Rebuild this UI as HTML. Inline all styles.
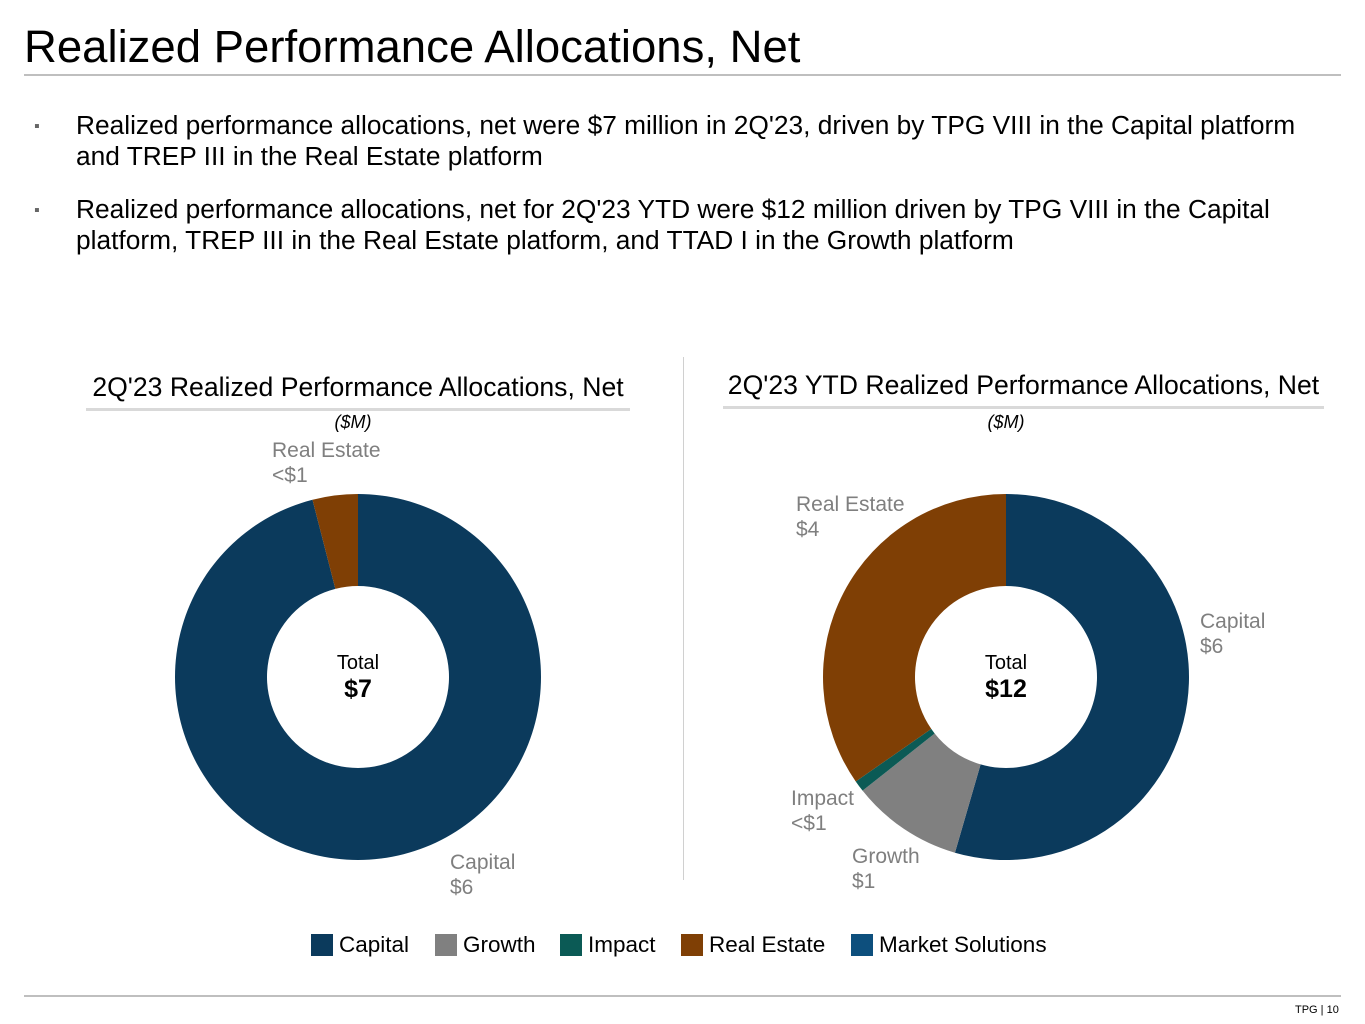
<!DOCTYPE html>
<html><head><meta charset="utf-8">
<style>
body{margin:0;width:1365px;height:1024px;background:#fff;font-family:"Liberation Sans",Arial,sans-serif;position:relative;overflow:hidden;color:#000}
.abs{position:absolute}
</style></head><body>
<div class="abs" style="left:24px;top:21px;font-size:45.5px;line-height:52px">Realized Performance Allocations, Net</div>
<div class="abs" style="left:24px;top:74px;width:1317px;height:2px;background:#bfbfbf"></div>
<div class="abs" style="left:34px;top:110px;width:1292px;font-size:26.3px;line-height:31px"><span style="position:absolute;left:0;top:1px;font-size:16px;color:#666">▪</span><div style="margin-left:42px">Realized performance allocations, net were $7 million in 2Q'23, driven by TPG VIII in the Capital platform and TREP III in the Real Estate platform</div></div>
<div class="abs" style="left:34px;top:194px;width:1292px;font-size:26.3px;line-height:31px"><span style="position:absolute;left:0;top:1px;font-size:16px;color:#666">▪</span><div style="margin-left:42px">Realized performance allocations, net for 2Q'23 YTD were $12 million driven by TPG VIII in the Capital platform, TREP III in the Real Estate platform, and TTAD I in the Growth platform</div></div>
<div class="abs" style="left:683px;top:357px;width:1px;height:523px;background:#d0d0d0"></div>
<div class="abs" style="left:24px;top:995px;width:1317px;height:2px;background:#bfbfbf"></div>
<div class="abs" style="left:1295px;top:1004px;font-size:11px">TPG | 10</div>
<svg class="abs" style="left:0;top:0" width="1365" height="1024" id="chart"></svg>
<script>
const categories=["Capital","Growth","Impact","Real Estate","Market Solutions"];
const colors=["#0b3a5c","#808080","#0b5a55","#7f3f05","#0d4f7d"];
const qValues=[6.72,0,0,0.28,0];
const ytdValues=[6.54,1.18,0.12,4.16,0];
const qTotal="$7", ytdTotal="$12";
const NS="http://www.w3.org/2000/svg";
const svg=document.getElementById('chart');
function el(t,a,txt){const e=document.createElementNS(NS,t);for(const k in a)e.setAttribute(k,a[k]);if(txt!==undefined)e.textContent=txt;svg.appendChild(e);return e;}
function pt(cx,cy,r,f){const a=f*2*Math.PI;return [cx+r*Math.sin(a),cy-r*Math.cos(a)];}
function donut(cx,cy,R,r,vals,total,prefix){
 const sum=vals.reduce((a,b)=>a+b,0);let acc=0;
 vals.forEach((v,i)=>{if(v<=0)return;const f0=acc/sum,f1=(acc+v)/sum;acc+=v;
  const [x0,y0]=pt(cx,cy,R,f0),[x1,y1]=pt(cx,cy,R,f1),[x2,y2]=pt(cx,cy,r,f1),[x3,y3]=pt(cx,cy,r,f0);
  const lg=(f1-f0)>0.5?1:0;
  const p=el('path',{d:`M${x0},${y0}A${R},${R} 0 ${lg} 1 ${x1},${y1}L${x2},${y2}A${r},${r} 0 ${lg} 0 ${x3},${y3}Z`,fill:colors[i]});
  
  
 });
 const t1=el('text',{x:cx,y:cy-8,'text-anchor':'middle','font-size':20},'Total');
 
 const t2=el('text',{x:cx,y:cy+20,'text-anchor':'middle','font-size':25,'font-weight':'bold'},total);
 
}
function title(x,w,y,txt,name){
 const t=el('text',{x:x+w/2,y:y,'text-anchor':'middle','font-size':26.6},txt);
 
 const l=el('rect',{x:x,y:y+12,width:w,height:3,fill:'#d9d9d9'});
 
}
function label(x,y,a,b,name){
 const t=el('text',{x:x,y:y,'font-size':21,fill:'#7f7f7f'},a);
 
 const t2=el('text',{x:x,y:y+25,'font-size':21,fill:'#7f7f7f'},b);
 
}
title(86,544,396,"2Q'23 Realized Performance Allocations, Net","left-chart-title");
title(723,601,394,"2Q'23 YTD Realized Performance Allocations, Net","right-chart-title");
let u=el('text',{x:353,y:428,'text-anchor':'middle','font-size':18,'font-style':'italic'},'($M)');

u=el('text',{x:1006,y:428,'text-anchor':'middle','font-size':18,'font-style':'italic'},'($M)');

donut(358,677,183,91,qValues,qTotal,'left');
donut(1006,677,183,91,ytdValues,ytdTotal,'right');
label(272,457,'Real Estate','<$1','left-label-real-estate');
label(450,869,'Capital','$6','left-label-capital');
label(796,511,'Real Estate','$4','right-label-real-estate');
label(1200,628,'Capital','$6','right-label-capital');
label(791,805,'Impact','<$1','right-label-impact');
label(852,863,'Growth','$1','right-label-growth');
const lx=[311,435,560,681,851];
categories.forEach((c,i)=>{
 const r=el('rect',{x:lx[i],y:934,width:22,height:22,fill:colors[i]});
 
 const t=el('text',{x:lx[i]+28,y:952,'font-size':22.5},c);
 
});
</script>
</body></html>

* WHAT IS BEING ASKED: Repeat the data exactly, without the pictures.

* RESULT OF THIS EXERCISE:
Rebuild this UI as HTML. Inline all styles.
<!DOCTYPE html>
<html><head><meta charset="utf-8">
<style>
body{margin:0;width:1365px;height:1024px;background:#fff;font-family:"Liberation Sans",Arial,sans-serif;position:relative;overflow:hidden;color:#000}
.abs{position:absolute}
</style></head><body>
<div class="abs" style="left:24px;top:21px;font-size:45.5px;line-height:52px">Realized Performance Allocations, Net</div>
<div class="abs" style="left:24px;top:74px;width:1317px;height:2px;background:#bfbfbf"></div>
<div class="abs" style="left:34px;top:110px;width:1292px;font-size:26.3px;line-height:31px"><span style="position:absolute;left:0;top:1px;font-size:16px;color:#666">▪</span><div style="margin-left:42px">Realized performance allocations, net were $7 million in 2Q'23, driven by TPG VIII in the Capital platform and TREP III in the Real Estate platform</div></div>
<div class="abs" style="left:34px;top:194px;width:1292px;font-size:26.3px;line-height:31px"><span style="position:absolute;left:0;top:1px;font-size:16px;color:#666">▪</span><div style="margin-left:42px">Realized performance allocations, net for 2Q'23 YTD were $12 million driven by TPG VIII in the Capital platform, TREP III in the Real Estate platform, and TTAD I in the Growth platform</div></div>
<div class="abs" style="left:683px;top:357px;width:1px;height:523px;background:#d0d0d0"></div>
<div class="abs" style="left:24px;top:995px;width:1317px;height:2px;background:#bfbfbf"></div>
<div class="abs" style="left:1295px;top:1004px;font-size:11px">TPG | 10</div>
<svg class="abs" style="left:0;top:0" width="1365" height="1024" id="chart"></svg>
<script>
const categories=["Capital","Growth","Impact","Real Estate","Market Solutions"];
const colors=["#0b3a5c","#808080","#0b5a55","#7f3f05","#0d4f7d"];
const qValues=[6.72,0,0,0.28,0];
const ytdValues=[6.54,1.18,0.12,4.16,0];
const qTotal="$7", ytdTotal="$12";
const NS="http://www.w3.org/2000/svg";
const svg=document.getElementById('chart');
function el(t,a,txt){const e=document.createElementNS(NS,t);for(const k in a)e.setAttribute(k,a[k]);if(txt!==undefined)e.textContent=txt;svg.appendChild(e);return e;}
function pt(cx,cy,r,f){const a=f*2*Math.PI;return [cx+r*Math.sin(a),cy-r*Math.cos(a)];}
function donut(cx,cy,R,r,vals,total,prefix){
 const sum=vals.reduce((a,b)=>a+b,0);let acc=0;
 vals.forEach((v,i)=>{if(v<=0)return;const f0=acc/sum,f1=(acc+v)/sum;acc+=v;
  const [x0,y0]=pt(cx,cy,R,f0),[x1,y1]=pt(cx,cy,R,f1),[x2,y2]=pt(cx,cy,r,f1),[x3,y3]=pt(cx,cy,r,f0);
  const lg=(f1-f0)>0.5?1:0;
  const p=el('path',{d:`M${x0},${y0}A${R},${R} 0 ${lg} 1 ${x1},${y1}L${x2},${y2}A${r},${r} 0 ${lg} 0 ${x3},${y3}Z`,fill:colors[i]});
  
  
 });
 const t1=el('text',{x:cx,y:cy-8,'text-anchor':'middle','font-size':20},'Total');
 
 const t2=el('text',{x:cx,y:cy+20,'text-anchor':'middle','font-size':25,'font-weight':'bold'},total);
 
}
function title(x,w,y,txt,name){
 const t=el('text',{x:x+w/2,y:y,'text-anchor':'middle','font-size':26.6},txt);
 
 const l=el('rect',{x:x,y:y+12,width:w,height:3,fill:'#d9d9d9'});
 
}
function label(x,y,a,b,name){
 const t=el('text',{x:x,y:y,'font-size':21,fill:'#7f7f7f'},a);
 
 const t2=el('text',{x:x,y:y+25,'font-size':21,fill:'#7f7f7f'},b);
 
}
title(86,544,396,"2Q'23 Realized Performance Allocations, Net","left-chart-title");
title(723,601,394,"2Q'23 YTD Realized Performance Allocations, Net","right-chart-title");
let u=el('text',{x:353,y:428,'text-anchor':'middle','font-size':18,'font-style':'italic'},'($M)');

u=el('text',{x:1006,y:428,'text-anchor':'middle','font-size':18,'font-style':'italic'},'($M)');

donut(358,677,183,91,qValues,qTotal,'left');
donut(1006,677,183,91,ytdValues,ytdTotal,'right');
label(272,457,'Real Estate','<$1','left-label-real-estate');
label(450,869,'Capital','$6','left-label-capital');
label(796,511,'Real Estate','$4','right-label-real-estate');
label(1200,628,'Capital','$6','right-label-capital');
label(791,805,'Impact','<$1','right-label-impact');
label(852,863,'Growth','$1','right-label-growth');
const lx=[311,435,560,681,851];
categories.forEach((c,i)=>{
 const r=el('rect',{x:lx[i],y:934,width:22,height:22,fill:colors[i]});
 
 const t=el('text',{x:lx[i]+28,y:952,'font-size':22.5},c);
 
});
</script>
</body></html>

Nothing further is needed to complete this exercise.